At least 2018 did away with any residual guilt that may have existed about watching too much television. It was replaced by a solider-like duty to consume as many premium shows as possible or risk being called out by one’s peers: Have you watched “The Little Drummer Girl” yet? How about “Succession”? Not even “The Great British Baking Show”?! Oh, the shame of taking time out for career, family, grooming and sleep. We’ll have to work on that in 2019.
We have an excuse, though. Half of the year was spent trying to find all those weird little networks and services — Ovation, Britbox, Acorn — and the search required at least three remotes and three failed password-recovery attempts. Sorry, you’ve been locked out.
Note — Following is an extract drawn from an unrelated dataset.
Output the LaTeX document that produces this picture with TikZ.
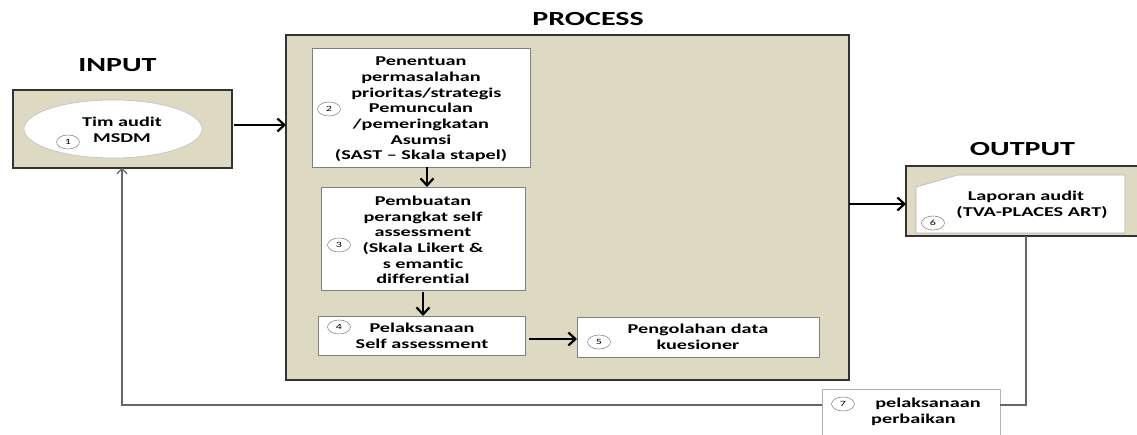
\documentclass[tikz,border=0pt]{standalone}
\usepackage{fontspec}
\setmainfont[FakeStretch=1.5, Ligatures=NoCommon]{Carlito}
\usetikzlibrary{arrows.meta,shapes.geometric}
\definecolor{tan}{HTML}{DDD9C3}
\definecolor{edgegray}{HTML}{7F7F7F}
\tikzset{
  panel/.style={draw=black!80, line width=1.4pt, fill=tan},
  stepbox/.style={draw=edgegray, line width=0.9pt, fill=white},
  steptext/.style={font=\fontsize{13.5}{15.7}\selectfont\bfseries, align=center, inner sep=0pt},
  heading/.style={font=\fontsize{20}{24}\selectfont\bfseries, inner sep=0pt},
  badge/.style={ellipse, draw=black!45, line width=0.6pt, fill=white, minimum width=23pt, minimum height=14pt, inner sep=0pt, font=\fontsize{8}{9}\selectfont},
  flow/.style={line width=2.2pt, -{Straight Barb[length=7pt,width=13pt,line width=2.2pt]}},
  back/.style={draw=black!60, line width=1.3pt, -{Straight Barb[length=5pt,width=10pt,line width=1.2pt]}}
}
\begin{document}
\begin{tikzpicture}[x=1pt,y=-1pt]
\useasboundingbox (0,0) rectangle (1137,435);
\begin{scope}
\clip (0,0) rectangle (1137,435);

% headings
\node[heading] (hin) at (117.5,65) {INPUT};
\node[heading] (hproc) at (588,19) {PROCESS};
\node[heading] (hout) at (1022.5,149) {OUTPUT};

% input panel
\draw[panel] (13,90) rectangle (232,168);
\node[ellipse, draw=black!25, line width=0.6pt, fill=white, minimum width=178pt, minimum height=58pt] (inell) at (113,129) {};
\node[steptext] (intext) at (122,130) {Tim audit\\MSDM};
\node[badge] (b1) at (68,142) {1};
\coordinate (inR) at (232,125);
\coordinate (inB) at (122,168);

% process panel
\draw[panel] (286,35) rectangle (849,380);
\coordinate (procL) at (286,125);
\coordinate (procR) at (849,204);

% step 2
\draw[stepbox] (312,48) rectangle (530,167);
\node[steptext] (t2) at (421,109.5) {Penentuan\\permasalahan\\\hspace*{0.8em}prioritas/strategis\\Pemunculan\\/pemeringkatan\\Asumsi\\(SAST – Skala stapel)};
\node[badge] (b2) at (329,109) {2};
\coordinate (s2B) at (427,167);

% step 3
\draw[stepbox] (321,187) rectangle (525,290);
\node[steptext] (t3) at (423,240) {Pembuatan\\perangkat self\\assessment\\(Skala Likert \&\\s emantic\\differential};
\node[badge] (b3) at (339,245) {3};
\coordinate (s3T) at (427,187);
\coordinate (s3B) at (423,290);

% step 4
\draw[stepbox] (318,316) rectangle (525,355);
\node[steptext] (t4) at (422,336) {Pelaksanaan\\Self assessment};
\node[badge] (b4) at (339,327) {4};
\coordinate (s4T) at (423,316);
\coordinate (s4R) at (529,339);

% step 5
\draw[stepbox] (577,317) rectangle (819,357);
\node[steptext] (t5) at (698,337) {Pengolahan data\\kuesioner};
\node[badge] (b5) at (599,342) {5};
\coordinate (s5L) at (577,339);

% output panel
\draw[panel] (906,166) rectangle (1145,236);
\draw[draw=black!30, line width=0.6pt, fill=white] (916,187) -- (958,175) -- (1125,175) -- (1125,233) -- (916,233) -- cycle;
\node[steptext] (t6) at (1026,205) {Laporan audit\\\hspace*{0.9em}(TVA-PLACES ART)};
\node[badge] (b6) at (933,223) {6};
\coordinate (outL) at (906,204);
\coordinate (outB) at (1026,236);

% step 7 (corrective action)
\draw[draw=black!30, line width=0.7pt, fill=white] (822,445) -- (822,389) -- (1000,389) -- (1000,445);
\node[steptext, align=left, anchor=west] (t7) at (871,412) {\hspace*{0.3em}pelaksanaan\\perbaikan};
\node[badge] (b7) at (843,404) {7};
\coordinate (c7R) at (1000,405);
\coordinate (c7L) at (822,405);

% flow arrows
\draw[flow] (inR) ++(2,0) -- (procL);
\draw[flow] (s2B) -- (s3T);
\draw[flow] (s3B) ++(0,2) -- (s4T);
\draw[flow] (s4R) -- (s5L);
\draw[flow] (procR) -- (outL);

% feedback loop
\draw[draw=black!60, line width=1.3pt] (outB) |- (c7R);
\draw[back] (c7L) -| (inB);
\end{scope}
\end{tikzpicture}
\end{document}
Network telecasts still boast the highest ratings, according to Nielsen, and football was at the top of 2018’s most-watched list, followed by the short-lived “Roseanne” reboot. But that’s likely the next convention to be broken by the great fragmentation, especially given that this was the year that an estimated 147.5 million people in the U.S. watched Netflix at least once a month, followed by Amazon Prime Video (88.7 million), Hulu (55 million) and HBO Now (17.1 million).
Netflix hopes to kill off that old ratings standard by introducing more and more original series and films, an approach that “Saturday Night Live” recently satirized in a fake ad for the streaming service. The breathless “commercial” promised a new year with even more content to choose from.
“That’s right, we’re spending billions of dollars and making every show in the world. Our goal is the endless scroll. By the time you reach the bottom of our menu, there’s new shows at the top. And then singularity will be achieved.”
A joke that makes perfect sense in the fragmented universe of post-everything TV.